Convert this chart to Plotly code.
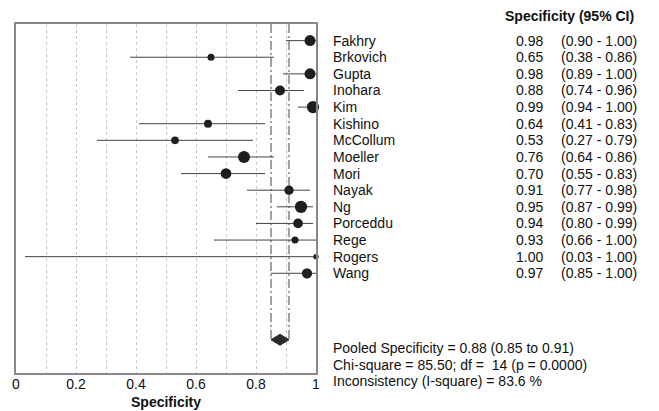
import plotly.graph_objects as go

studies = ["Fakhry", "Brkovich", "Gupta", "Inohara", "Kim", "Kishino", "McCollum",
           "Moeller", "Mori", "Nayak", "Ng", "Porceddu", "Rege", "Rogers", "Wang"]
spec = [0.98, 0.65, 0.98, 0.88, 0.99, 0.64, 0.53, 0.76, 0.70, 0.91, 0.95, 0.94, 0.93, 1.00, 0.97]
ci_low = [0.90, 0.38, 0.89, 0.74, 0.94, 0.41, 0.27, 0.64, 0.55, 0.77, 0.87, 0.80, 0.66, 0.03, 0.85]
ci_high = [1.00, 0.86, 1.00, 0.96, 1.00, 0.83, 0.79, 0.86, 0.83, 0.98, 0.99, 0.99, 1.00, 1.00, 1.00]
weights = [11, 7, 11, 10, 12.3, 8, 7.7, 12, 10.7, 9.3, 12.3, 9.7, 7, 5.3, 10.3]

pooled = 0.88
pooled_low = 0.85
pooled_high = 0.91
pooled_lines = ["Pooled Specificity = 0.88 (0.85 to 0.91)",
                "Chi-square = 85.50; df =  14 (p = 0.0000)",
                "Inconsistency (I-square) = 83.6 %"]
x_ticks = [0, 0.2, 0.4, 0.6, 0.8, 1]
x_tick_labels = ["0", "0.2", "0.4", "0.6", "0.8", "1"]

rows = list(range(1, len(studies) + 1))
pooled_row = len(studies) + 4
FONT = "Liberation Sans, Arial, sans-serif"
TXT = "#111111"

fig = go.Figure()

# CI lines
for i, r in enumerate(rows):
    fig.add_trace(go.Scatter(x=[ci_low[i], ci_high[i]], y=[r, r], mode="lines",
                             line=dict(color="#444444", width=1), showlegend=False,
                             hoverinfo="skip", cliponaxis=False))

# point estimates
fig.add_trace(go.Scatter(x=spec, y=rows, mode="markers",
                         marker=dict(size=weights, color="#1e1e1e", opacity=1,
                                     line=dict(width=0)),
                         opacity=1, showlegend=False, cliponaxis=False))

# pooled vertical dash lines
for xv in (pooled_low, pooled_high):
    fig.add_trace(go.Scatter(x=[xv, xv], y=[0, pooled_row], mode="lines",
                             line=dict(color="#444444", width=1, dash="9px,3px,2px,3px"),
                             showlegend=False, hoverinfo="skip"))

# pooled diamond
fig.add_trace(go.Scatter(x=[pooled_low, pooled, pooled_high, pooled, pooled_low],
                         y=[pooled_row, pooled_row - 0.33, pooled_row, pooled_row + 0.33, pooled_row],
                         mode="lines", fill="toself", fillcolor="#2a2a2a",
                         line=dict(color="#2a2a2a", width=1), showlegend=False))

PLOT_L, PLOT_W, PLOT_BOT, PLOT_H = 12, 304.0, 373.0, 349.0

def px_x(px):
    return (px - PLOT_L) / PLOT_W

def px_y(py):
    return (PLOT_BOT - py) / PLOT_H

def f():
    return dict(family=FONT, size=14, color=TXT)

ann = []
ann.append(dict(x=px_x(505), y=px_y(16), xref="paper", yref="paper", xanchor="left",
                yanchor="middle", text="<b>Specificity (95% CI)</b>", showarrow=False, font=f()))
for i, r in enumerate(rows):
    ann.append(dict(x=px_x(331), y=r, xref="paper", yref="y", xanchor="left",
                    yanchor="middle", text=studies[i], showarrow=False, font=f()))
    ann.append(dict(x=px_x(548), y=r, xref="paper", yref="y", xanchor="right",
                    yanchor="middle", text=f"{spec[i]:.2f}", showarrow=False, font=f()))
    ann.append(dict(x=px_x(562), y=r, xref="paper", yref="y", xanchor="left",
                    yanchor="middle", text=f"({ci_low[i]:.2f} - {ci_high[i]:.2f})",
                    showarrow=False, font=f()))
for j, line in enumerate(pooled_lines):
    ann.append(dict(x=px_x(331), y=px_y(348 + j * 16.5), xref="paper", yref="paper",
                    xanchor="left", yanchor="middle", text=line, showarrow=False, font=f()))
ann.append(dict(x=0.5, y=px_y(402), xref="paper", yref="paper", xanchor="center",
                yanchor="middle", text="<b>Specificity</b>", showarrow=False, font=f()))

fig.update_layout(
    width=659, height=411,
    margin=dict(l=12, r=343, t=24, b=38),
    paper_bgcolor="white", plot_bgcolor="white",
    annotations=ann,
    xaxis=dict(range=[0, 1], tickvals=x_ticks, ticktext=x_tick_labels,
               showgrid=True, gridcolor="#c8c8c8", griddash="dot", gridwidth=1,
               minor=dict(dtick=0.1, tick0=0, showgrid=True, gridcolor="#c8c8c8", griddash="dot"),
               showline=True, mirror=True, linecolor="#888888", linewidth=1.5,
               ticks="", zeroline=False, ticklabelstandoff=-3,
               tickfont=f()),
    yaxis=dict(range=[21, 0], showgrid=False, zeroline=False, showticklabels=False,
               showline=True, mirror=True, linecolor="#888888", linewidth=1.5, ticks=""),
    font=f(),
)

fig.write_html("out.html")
....
* Task instructions: Make an exact copy of the lines from the top of the material through the line with "7, 5.3, 10.3]", pictures excluded.

* Exercise result:
Convert this chart to Plotly code.
import plotly.graph_objects as go

studies = ["Fakhry", "Brkovich", "Gupta", "Inohara", "Kim", "Kishino", "McCollum",
           "Moeller", "Mori", "Nayak", "Ng", "Porceddu", "Rege", "Rogers", "Wang"]
spec = [0.98, 0.65, 0.98, 0.88, 0.99, 0.64, 0.53, 0.76, 0.70, 0.91, 0.95, 0.94, 0.93, 1.00, 0.97]
ci_low = [0.90, 0.38, 0.89, 0.74, 0.94, 0.41, 0.27, 0.64, 0.55, 0.77, 0.87, 0.80, 0.66, 0.03, 0.85]
ci_high = [1.00, 0.86, 1.00, 0.96, 1.00, 0.83, 0.79, 0.86, 0.83, 0.98, 0.99, 0.99, 1.00, 1.00, 1.00]
weights = [11, 7, 11, 10, 12.3, 8, 7.7, 12, 10.7, 9.3, 12.3, 9.7, 7, 5.3, 10.3]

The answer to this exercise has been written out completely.